Would you retype, exactly and without the pictures, the lines between the line holding "What React, TypeScript" and the line holding "const G_CFD = [0.2971, 0.3197, 0.3266, 0.3211];", inclusive, and nothing else?

Data entries
>>>

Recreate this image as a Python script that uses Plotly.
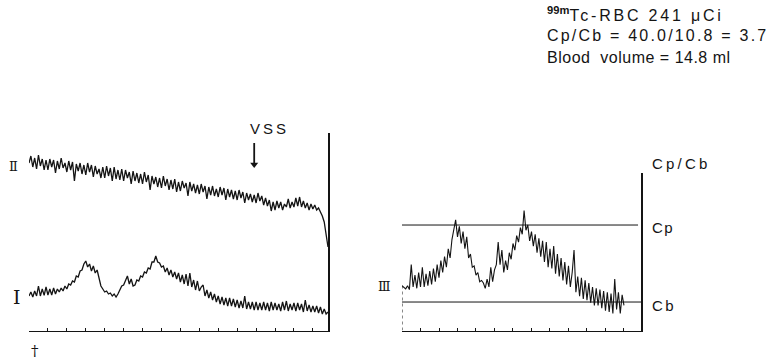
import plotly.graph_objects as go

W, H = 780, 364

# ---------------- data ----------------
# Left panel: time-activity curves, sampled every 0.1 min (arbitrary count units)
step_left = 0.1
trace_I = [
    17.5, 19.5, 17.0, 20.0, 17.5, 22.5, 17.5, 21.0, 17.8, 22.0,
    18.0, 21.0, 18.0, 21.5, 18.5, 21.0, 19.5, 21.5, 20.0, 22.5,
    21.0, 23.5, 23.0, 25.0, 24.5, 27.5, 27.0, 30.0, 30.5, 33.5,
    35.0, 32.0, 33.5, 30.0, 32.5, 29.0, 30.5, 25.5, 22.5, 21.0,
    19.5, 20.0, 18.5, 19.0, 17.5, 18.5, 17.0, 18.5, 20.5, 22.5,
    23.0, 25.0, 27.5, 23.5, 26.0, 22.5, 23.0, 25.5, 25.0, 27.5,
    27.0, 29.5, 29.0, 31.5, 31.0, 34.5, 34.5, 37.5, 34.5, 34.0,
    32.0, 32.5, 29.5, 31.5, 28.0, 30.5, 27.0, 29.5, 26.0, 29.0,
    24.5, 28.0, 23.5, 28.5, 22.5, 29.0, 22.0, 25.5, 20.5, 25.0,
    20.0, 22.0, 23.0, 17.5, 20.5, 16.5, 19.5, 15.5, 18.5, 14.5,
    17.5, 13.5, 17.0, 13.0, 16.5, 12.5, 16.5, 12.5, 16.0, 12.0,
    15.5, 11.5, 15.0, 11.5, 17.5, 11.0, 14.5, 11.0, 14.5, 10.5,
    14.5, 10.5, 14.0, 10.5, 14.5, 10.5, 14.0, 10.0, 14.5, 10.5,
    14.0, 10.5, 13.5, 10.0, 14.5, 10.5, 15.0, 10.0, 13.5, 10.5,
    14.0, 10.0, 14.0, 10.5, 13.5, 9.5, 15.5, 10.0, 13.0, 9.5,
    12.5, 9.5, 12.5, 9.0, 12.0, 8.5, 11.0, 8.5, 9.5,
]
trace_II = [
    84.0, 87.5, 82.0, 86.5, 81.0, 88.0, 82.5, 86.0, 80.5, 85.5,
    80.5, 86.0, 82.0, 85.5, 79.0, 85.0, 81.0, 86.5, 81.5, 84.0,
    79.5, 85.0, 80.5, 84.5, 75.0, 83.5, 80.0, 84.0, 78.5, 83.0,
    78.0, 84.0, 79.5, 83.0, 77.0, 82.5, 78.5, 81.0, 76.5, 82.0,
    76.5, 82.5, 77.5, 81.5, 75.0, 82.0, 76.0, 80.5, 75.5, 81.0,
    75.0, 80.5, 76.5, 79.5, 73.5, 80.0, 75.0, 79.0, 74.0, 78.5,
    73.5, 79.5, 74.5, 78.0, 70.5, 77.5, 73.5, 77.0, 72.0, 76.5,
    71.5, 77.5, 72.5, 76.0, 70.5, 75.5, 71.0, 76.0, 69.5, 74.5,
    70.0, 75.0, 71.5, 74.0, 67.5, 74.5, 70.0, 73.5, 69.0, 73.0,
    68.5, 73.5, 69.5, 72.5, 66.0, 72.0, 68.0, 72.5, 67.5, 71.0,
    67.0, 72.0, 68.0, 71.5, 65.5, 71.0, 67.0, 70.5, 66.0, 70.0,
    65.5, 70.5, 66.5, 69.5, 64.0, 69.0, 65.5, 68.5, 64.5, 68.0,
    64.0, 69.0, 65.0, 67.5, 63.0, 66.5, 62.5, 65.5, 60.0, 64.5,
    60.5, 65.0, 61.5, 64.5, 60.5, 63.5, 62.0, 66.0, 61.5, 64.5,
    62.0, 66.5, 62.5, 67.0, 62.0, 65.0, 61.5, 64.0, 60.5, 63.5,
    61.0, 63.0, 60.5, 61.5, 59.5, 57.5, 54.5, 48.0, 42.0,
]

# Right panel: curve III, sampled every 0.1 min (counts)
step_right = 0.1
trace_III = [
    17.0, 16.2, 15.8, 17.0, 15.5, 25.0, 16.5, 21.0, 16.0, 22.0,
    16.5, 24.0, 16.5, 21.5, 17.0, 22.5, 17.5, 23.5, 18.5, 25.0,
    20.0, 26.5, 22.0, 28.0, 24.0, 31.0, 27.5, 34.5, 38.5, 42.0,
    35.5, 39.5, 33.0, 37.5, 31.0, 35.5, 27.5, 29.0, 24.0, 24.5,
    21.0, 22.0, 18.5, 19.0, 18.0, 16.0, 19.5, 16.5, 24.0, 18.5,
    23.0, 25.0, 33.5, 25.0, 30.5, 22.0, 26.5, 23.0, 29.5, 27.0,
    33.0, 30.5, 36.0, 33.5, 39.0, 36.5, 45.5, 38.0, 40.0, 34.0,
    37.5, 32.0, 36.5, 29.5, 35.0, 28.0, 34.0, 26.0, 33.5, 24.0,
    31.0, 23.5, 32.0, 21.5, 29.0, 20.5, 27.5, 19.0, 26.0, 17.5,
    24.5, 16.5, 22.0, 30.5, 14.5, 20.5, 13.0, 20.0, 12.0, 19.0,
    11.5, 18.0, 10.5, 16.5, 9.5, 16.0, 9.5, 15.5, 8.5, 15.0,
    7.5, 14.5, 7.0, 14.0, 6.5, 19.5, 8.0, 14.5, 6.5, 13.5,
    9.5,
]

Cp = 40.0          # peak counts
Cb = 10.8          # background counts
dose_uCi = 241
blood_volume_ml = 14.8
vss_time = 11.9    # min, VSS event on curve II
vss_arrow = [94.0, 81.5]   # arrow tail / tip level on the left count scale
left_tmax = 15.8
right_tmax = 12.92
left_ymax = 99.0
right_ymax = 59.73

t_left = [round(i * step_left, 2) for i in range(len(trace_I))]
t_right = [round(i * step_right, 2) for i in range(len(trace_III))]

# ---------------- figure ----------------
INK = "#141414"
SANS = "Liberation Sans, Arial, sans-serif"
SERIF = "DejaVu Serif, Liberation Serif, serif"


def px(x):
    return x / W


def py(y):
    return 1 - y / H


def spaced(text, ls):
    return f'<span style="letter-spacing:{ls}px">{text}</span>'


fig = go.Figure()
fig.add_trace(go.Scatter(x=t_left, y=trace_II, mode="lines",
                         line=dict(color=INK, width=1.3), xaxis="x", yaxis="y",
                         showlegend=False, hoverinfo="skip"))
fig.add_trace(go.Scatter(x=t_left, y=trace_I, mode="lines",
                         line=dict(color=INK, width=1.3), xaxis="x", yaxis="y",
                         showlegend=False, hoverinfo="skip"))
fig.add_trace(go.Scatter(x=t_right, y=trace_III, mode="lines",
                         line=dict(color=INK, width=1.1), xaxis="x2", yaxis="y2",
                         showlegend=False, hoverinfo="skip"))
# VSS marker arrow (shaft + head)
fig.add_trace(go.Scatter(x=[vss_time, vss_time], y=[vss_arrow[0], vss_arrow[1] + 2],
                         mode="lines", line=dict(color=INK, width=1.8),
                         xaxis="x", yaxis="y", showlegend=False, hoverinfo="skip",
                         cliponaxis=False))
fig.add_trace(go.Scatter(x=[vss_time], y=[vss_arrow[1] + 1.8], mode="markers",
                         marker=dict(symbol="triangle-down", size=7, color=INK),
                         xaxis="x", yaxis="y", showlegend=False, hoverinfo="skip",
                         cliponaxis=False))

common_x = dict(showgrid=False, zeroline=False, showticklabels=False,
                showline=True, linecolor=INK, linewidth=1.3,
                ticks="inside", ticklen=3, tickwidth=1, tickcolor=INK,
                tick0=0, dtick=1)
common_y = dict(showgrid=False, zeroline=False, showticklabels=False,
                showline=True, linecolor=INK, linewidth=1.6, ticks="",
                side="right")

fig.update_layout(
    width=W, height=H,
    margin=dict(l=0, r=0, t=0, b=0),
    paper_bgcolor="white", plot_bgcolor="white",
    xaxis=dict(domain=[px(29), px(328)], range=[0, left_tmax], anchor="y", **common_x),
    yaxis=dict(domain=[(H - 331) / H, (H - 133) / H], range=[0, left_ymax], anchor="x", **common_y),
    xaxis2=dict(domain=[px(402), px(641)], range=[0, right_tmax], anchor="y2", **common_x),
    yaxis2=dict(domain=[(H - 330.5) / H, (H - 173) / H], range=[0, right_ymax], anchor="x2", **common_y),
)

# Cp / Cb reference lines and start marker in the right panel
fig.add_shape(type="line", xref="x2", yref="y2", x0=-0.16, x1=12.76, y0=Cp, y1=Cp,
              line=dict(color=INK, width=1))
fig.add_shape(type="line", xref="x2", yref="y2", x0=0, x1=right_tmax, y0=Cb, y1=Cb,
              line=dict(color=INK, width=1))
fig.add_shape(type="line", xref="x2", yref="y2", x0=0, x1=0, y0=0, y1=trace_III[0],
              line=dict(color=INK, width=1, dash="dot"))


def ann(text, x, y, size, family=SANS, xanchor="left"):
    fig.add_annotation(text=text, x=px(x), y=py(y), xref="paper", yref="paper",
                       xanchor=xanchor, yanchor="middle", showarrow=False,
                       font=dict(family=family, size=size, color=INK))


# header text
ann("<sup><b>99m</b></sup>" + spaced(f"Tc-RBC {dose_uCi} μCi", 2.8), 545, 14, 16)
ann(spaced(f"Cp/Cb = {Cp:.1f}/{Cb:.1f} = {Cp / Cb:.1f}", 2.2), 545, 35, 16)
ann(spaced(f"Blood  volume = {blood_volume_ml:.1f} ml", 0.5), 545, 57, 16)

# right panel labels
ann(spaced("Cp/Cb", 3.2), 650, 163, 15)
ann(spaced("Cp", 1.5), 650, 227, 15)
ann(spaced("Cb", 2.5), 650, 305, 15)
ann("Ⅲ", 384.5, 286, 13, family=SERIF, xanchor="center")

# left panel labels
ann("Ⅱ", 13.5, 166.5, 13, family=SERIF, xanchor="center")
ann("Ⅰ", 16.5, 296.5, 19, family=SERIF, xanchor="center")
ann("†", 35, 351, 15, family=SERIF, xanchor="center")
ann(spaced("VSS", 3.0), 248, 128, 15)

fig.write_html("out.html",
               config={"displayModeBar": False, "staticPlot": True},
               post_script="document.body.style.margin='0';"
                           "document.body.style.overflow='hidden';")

<<<
>>>

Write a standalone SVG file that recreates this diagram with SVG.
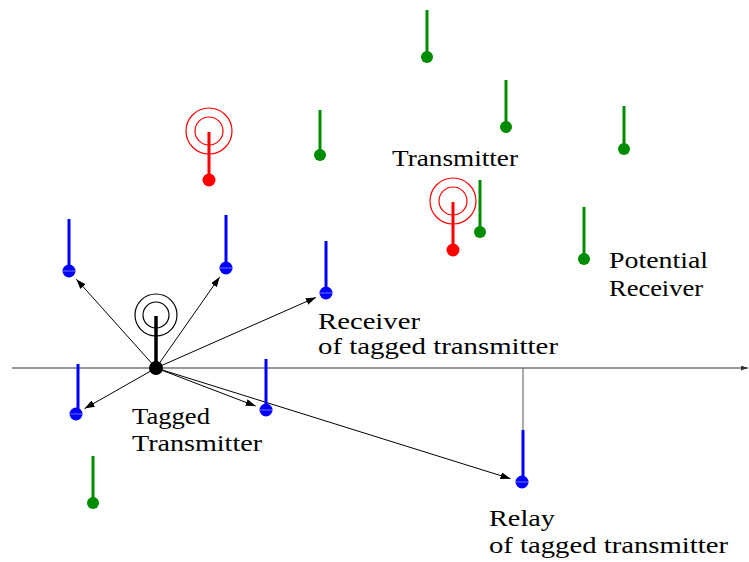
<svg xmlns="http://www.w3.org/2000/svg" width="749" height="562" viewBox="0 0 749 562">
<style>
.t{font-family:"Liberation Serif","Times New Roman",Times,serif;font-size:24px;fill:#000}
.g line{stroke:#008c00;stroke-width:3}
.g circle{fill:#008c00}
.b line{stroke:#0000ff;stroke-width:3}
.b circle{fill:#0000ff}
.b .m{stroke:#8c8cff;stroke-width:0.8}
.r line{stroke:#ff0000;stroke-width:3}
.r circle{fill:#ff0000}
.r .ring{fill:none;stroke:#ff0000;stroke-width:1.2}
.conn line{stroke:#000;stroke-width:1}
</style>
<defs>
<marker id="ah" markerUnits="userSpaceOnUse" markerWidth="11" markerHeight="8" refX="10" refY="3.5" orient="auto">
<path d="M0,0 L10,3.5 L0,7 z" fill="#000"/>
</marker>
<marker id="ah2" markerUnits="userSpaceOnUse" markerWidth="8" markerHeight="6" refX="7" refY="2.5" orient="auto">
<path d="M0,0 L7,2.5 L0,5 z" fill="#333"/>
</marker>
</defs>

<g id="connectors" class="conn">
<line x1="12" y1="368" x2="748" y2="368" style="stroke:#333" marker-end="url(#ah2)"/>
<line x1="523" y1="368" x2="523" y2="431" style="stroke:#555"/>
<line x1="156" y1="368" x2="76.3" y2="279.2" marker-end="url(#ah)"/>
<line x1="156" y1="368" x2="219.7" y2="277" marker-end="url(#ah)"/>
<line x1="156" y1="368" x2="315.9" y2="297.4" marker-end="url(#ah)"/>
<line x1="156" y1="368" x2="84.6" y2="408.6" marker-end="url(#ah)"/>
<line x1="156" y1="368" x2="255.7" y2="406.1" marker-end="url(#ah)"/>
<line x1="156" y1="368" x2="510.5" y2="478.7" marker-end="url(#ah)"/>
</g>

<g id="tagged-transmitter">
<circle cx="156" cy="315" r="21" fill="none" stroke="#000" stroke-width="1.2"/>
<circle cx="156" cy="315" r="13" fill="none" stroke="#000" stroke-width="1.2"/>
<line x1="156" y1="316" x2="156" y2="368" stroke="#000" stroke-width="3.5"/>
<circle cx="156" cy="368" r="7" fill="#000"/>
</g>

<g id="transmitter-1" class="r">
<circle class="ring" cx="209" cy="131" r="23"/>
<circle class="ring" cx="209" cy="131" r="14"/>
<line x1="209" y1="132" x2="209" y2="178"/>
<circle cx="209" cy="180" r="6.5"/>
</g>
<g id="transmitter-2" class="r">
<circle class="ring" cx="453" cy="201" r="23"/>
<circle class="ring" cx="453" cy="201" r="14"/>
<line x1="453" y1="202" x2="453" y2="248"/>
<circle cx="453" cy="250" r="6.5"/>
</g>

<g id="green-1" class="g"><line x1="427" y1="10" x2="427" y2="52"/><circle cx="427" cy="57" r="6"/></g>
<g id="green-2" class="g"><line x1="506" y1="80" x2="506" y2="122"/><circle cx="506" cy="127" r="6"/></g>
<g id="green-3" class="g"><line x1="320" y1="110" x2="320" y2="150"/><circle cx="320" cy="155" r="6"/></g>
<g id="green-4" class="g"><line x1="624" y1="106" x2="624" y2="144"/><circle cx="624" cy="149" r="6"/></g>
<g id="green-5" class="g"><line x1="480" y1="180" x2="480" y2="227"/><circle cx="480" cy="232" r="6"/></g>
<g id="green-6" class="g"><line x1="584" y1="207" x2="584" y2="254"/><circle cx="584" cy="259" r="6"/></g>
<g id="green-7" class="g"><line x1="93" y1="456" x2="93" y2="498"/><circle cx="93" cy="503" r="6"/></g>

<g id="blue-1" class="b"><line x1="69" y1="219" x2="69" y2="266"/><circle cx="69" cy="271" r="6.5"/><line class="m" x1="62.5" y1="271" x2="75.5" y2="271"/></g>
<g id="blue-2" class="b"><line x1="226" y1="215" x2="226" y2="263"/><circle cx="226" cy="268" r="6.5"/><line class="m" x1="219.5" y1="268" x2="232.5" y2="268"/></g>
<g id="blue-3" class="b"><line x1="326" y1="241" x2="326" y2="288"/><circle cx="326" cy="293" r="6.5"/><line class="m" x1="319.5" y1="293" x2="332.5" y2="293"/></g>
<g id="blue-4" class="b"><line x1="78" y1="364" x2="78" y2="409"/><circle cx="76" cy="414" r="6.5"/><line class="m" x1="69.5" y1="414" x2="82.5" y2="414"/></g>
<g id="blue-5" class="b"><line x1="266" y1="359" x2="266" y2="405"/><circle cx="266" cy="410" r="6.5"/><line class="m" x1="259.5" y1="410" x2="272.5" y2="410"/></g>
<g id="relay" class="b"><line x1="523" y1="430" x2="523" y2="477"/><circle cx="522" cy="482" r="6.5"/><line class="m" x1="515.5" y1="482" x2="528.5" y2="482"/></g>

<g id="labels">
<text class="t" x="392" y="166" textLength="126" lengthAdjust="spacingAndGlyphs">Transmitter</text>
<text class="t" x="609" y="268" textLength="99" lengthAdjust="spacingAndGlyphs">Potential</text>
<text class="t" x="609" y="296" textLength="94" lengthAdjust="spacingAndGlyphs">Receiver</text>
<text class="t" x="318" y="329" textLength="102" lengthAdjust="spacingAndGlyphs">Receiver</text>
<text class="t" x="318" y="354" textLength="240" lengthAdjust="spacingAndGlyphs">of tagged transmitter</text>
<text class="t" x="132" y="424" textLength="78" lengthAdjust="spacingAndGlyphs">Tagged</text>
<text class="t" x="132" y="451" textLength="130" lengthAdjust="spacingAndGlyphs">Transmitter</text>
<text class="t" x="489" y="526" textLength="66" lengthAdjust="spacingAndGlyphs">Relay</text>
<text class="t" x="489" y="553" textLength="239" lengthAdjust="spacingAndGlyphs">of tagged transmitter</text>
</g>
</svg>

<<<
>>>

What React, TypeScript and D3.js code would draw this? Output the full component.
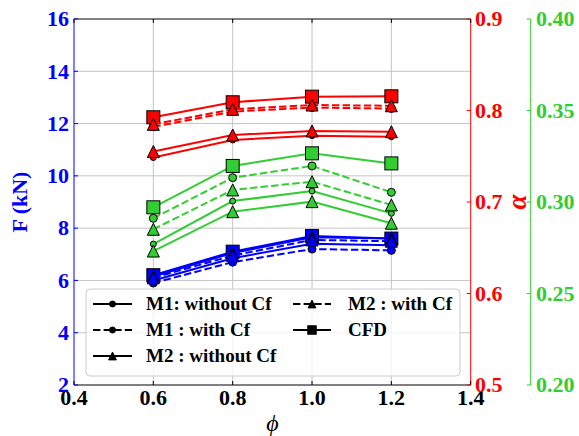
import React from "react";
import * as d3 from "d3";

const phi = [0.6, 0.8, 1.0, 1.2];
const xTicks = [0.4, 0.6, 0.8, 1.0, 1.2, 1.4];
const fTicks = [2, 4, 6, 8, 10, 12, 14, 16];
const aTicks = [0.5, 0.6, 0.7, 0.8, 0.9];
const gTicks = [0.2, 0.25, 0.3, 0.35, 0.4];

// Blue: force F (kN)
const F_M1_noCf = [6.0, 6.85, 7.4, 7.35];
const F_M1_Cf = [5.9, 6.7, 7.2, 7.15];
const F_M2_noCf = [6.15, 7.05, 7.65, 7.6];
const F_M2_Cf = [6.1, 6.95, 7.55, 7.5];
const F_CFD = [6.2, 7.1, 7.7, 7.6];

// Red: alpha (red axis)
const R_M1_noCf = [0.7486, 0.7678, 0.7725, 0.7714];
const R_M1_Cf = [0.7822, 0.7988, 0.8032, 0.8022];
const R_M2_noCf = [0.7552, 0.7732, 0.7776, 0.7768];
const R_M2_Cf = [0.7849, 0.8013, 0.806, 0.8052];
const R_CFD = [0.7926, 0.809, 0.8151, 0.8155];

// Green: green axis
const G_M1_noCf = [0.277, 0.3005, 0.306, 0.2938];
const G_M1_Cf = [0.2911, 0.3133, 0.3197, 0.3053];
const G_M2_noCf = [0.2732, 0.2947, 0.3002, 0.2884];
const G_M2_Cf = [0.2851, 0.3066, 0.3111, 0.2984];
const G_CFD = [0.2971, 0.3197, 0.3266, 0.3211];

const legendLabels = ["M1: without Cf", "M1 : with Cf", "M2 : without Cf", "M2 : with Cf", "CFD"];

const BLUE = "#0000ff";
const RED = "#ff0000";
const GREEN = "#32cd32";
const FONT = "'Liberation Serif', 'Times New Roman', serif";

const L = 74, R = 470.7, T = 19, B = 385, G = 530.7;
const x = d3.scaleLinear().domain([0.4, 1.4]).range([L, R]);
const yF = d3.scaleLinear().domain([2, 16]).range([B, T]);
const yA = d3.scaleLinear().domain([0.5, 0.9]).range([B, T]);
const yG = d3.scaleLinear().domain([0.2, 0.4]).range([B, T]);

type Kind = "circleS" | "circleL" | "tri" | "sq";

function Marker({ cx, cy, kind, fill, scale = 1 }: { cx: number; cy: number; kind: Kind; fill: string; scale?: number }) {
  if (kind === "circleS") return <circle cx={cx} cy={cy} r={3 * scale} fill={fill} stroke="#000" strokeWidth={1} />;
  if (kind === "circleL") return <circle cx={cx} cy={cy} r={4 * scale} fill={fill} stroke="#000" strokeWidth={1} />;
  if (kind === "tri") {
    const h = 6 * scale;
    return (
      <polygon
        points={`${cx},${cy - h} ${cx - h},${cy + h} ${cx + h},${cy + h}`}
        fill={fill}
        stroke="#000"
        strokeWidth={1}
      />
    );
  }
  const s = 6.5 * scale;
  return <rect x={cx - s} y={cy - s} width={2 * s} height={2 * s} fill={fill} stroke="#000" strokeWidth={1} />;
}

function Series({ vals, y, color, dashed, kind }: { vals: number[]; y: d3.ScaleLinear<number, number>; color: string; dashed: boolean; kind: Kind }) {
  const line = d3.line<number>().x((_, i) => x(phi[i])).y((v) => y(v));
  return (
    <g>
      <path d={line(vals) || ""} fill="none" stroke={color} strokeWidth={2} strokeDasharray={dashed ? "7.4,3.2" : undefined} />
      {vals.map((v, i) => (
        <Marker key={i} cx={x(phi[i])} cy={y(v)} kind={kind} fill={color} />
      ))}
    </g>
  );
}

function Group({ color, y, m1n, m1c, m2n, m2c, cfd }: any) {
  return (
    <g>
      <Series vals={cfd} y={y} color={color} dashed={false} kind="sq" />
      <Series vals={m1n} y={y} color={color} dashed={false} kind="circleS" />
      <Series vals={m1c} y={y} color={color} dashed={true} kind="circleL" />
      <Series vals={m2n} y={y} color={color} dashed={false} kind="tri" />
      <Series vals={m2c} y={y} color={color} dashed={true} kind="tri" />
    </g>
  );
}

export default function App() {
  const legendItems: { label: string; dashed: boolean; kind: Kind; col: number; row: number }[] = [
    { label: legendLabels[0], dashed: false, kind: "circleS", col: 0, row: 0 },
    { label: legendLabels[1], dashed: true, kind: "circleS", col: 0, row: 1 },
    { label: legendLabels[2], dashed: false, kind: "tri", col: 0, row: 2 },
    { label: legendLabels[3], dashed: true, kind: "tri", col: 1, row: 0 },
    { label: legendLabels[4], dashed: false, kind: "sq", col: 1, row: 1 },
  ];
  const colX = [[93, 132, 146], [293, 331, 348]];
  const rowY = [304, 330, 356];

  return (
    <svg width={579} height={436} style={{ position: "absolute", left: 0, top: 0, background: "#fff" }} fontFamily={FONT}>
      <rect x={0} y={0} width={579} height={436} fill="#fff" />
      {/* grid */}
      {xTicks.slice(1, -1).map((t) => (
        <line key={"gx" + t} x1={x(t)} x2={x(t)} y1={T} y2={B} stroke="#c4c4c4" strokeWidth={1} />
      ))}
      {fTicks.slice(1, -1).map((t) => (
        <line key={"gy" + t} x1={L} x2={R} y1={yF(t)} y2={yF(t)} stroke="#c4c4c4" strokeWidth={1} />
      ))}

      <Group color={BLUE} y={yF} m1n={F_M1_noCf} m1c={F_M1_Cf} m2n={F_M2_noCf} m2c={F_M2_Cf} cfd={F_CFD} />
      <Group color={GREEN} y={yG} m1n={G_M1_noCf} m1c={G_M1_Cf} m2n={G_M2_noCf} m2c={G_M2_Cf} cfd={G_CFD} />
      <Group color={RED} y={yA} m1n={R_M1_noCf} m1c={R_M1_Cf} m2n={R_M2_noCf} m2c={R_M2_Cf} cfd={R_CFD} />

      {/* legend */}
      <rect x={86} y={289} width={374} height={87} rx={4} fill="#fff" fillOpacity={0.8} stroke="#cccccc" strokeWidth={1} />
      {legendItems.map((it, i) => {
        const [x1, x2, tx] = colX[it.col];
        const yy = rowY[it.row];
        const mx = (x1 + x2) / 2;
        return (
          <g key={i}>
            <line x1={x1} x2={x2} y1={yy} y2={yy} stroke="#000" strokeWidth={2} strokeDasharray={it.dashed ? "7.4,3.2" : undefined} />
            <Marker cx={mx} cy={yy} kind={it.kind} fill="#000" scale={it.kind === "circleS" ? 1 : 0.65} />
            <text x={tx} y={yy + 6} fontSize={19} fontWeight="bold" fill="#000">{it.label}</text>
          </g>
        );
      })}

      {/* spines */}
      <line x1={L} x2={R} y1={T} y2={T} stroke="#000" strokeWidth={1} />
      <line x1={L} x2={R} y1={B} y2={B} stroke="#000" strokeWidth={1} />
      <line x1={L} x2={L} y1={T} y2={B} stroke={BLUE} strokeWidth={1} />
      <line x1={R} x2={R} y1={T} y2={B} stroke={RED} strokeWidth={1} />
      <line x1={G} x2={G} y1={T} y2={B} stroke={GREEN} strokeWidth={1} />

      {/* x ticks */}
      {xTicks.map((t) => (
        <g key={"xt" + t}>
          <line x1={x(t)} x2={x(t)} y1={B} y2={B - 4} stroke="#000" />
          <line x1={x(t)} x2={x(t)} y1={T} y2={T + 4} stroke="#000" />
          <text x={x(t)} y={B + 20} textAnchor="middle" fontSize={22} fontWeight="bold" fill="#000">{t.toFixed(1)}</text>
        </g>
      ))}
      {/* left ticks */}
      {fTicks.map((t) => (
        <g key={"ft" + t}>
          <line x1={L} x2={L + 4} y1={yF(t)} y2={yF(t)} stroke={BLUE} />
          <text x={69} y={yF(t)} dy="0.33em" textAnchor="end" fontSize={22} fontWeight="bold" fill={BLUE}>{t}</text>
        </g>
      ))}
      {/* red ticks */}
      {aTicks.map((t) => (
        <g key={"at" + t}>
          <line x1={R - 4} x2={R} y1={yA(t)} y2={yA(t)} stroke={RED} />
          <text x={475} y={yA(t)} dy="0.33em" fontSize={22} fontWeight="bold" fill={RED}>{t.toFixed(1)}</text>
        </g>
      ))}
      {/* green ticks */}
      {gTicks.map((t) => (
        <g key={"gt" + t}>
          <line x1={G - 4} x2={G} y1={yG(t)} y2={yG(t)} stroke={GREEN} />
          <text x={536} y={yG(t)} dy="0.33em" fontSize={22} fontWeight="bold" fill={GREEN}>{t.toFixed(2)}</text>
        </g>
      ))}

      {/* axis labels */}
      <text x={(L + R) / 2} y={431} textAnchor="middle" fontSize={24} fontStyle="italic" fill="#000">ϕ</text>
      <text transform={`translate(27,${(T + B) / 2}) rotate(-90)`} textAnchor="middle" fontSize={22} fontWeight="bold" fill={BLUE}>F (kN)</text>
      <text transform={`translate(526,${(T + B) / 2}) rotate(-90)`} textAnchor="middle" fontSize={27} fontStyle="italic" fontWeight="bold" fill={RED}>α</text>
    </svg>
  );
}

<<<

Problem solution:
What React, TypeScript and D3.js code would draw this? Output the full component.
import React from "react";
import * as d3 from "d3";

const phi = [0.6, 0.8, 1.0, 1.2];
const xTicks = [0.4, 0.6, 0.8, 1.0, 1.2, 1.4];
const fTicks = [2, 4, 6, 8, 10, 12, 14, 16];
const aTicks = [0.5, 0.6, 0.7, 0.8, 0.9];
const gTicks = [0.2, 0.25, 0.3, 0.35, 0.4];

// Blue: force F (kN)
const F_M1_noCf = [6.0, 6.85, 7.4, 7.35];
const F_M1_Cf = [5.9, 6.7, 7.2, 7.15];
const F_M2_noCf = [6.15, 7.05, 7.65, 7.6];
const F_M2_Cf = [6.1, 6.95, 7.55, 7.5];
const F_CFD = [6.2, 7.1, 7.7, 7.6];

// Red: alpha (red axis)
const R_M1_noCf = [0.7486, 0.7678, 0.7725, 0.7714];
const R_M1_Cf = [0.7822, 0.7988, 0.8032, 0.8022];
const R_M2_noCf = [0.7552, 0.7732, 0.7776, 0.7768];
const R_M2_Cf = [0.7849, 0.8013, 0.806, 0.8052];
const R_CFD = [0.7926, 0.809, 0.8151, 0.8155];

// Green: green axis
const G_M1_noCf = [0.277, 0.3005, 0.306, 0.2938];
const G_M1_Cf = [0.2911, 0.3133, 0.3197, 0.3053];
const G_M2_noCf = [0.2732, 0.2947, 0.3002, 0.2884];
const G_M2_Cf = [0.2851, 0.3066, 0.3111, 0.2984];
const G_CFD = [0.2971, 0.3197, 0.3266, 0.3211];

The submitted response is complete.